» **Stated exercise**
Omit every picture, and retype the lines that run from the beginning of the data below through the line containing "const xTicks = [0, 20, 40, 60, 80, 100];", inclusive.

--- begin Source data ---

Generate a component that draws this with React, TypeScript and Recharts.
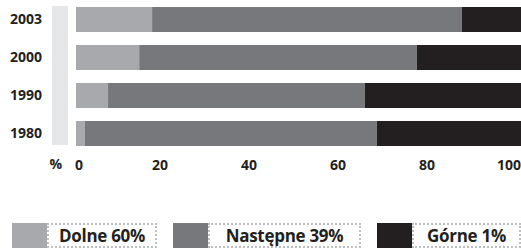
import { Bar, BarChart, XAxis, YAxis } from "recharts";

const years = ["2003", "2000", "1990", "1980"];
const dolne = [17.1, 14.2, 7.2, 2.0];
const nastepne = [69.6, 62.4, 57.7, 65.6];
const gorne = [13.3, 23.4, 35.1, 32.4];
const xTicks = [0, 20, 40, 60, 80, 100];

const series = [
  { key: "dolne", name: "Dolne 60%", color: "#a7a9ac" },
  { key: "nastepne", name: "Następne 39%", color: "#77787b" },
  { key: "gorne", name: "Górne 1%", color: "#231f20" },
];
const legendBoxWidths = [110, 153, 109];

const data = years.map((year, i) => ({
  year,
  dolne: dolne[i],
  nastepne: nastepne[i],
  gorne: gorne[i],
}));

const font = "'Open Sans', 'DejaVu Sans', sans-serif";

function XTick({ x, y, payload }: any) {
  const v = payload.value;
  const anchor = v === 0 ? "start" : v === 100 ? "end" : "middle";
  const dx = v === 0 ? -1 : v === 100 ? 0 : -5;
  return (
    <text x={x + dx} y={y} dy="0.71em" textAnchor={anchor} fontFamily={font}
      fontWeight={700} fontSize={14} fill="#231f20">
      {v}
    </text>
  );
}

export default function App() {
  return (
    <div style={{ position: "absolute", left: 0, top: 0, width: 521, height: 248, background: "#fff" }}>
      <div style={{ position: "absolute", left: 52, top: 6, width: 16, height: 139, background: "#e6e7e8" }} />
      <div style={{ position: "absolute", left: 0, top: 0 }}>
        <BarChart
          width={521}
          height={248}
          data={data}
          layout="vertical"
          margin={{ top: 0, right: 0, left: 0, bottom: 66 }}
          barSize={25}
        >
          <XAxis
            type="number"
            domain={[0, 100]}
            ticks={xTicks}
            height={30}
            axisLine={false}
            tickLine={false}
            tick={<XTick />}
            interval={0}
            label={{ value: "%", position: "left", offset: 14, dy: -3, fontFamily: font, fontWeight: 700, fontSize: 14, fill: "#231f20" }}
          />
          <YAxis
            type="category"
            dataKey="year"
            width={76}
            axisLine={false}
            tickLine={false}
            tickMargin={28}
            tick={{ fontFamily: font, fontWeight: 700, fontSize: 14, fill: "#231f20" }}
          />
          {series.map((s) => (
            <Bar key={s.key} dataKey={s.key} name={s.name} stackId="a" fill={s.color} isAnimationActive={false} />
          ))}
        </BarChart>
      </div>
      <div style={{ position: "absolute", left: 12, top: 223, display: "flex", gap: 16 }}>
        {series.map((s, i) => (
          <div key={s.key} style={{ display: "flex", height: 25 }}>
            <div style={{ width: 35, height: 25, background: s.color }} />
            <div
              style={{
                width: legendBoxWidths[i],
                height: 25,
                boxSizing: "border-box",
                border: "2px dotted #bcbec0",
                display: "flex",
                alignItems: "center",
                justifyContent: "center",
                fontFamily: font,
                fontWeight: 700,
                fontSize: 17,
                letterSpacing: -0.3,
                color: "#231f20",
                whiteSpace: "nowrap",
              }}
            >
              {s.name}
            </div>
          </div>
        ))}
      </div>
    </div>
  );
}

--- end Source data ---

» **Result**
Generate a component that draws this with React, TypeScript and Recharts.
import { Bar, BarChart, XAxis, YAxis } from "recharts";

const years = ["2003", "2000", "1990", "1980"];
const dolne = [17.1, 14.2, 7.2, 2.0];
const nastepne = [69.6, 62.4, 57.7, 65.6];
const gorne = [13.3, 23.4, 35.1, 32.4];
const xTicks = [0, 20, 40, 60, 80, 100];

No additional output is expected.